Obviously the main player leaving in the trade was Juan Gonzalez. In 1999 Juan had played in 144 games for Texas. He had tallied a .326 batting average, a .378 on-base percentage, a .601 slugging percentage, 128 RBI, 39 home runs, 36 doubles, and 114 runs scored. In 2000 for the Tigers he would see his numbers drop to a .289 batting average, a .337 on-base percentage, a .505 slugging percentage, 67 RBI, 22 home runs, 30 doubles, and 69 runs scored.

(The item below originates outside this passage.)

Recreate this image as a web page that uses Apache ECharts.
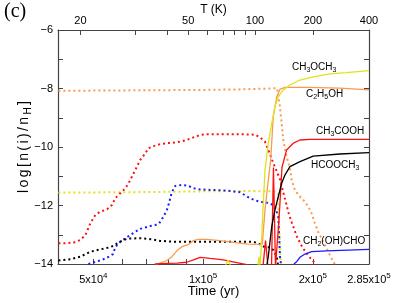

In return Gabe Kapler, shown here on a signed 2001 Fleer Futures card, appeared in 116 games for Texas in 2000. He posted a .302 batting average, a .360 on-base percentage, a .473 slugging percentage, 66 RBI, 14 home runs, 32 doubles, and 59 runs scored. Cat appeared in 103 games for Texas in 2000. He ended up with a .291 batting average, a .375 on-base percentage, a .457 slugging percentage, 42 RBI, 10 home runs, 13 doubles, and 55 runs scored.

What Texas lost when they sent Juan Gonzalez to Detroit was power. The other players involved in the trade pretty much balanced each other out but Kapler and Catalanotto were just not able to replace the boom in Juan's bat. Of course Juan wasn't able to replicate his 1999 season either. After 2000 he had just five seasons left - only one of those would be even close to the Gonzalez who had powered the Texas batting order.

So, did the trade bring an end to the Rangers' success? Looking at the numbers I think it's hard to conclude that it did. Gonzalez just wasn't as effective after 2001 as he was before. Even bringing him back to Texas in 2002 didn't help.

Perhaps what the trade did was lower the curtain. The successful run was over, what Gonzalez's departure did was to confirm that in the minds of the fans. As to the return? Well, it obviously did not have the desired effect since the team did not return to the postseason with those players.


Play at the Plate said...

Great write up Spiff.

James Crabtree said...

Alan Webb sure was a great runner! The Rangers also tried to get Jim Ryun, but he was already retired.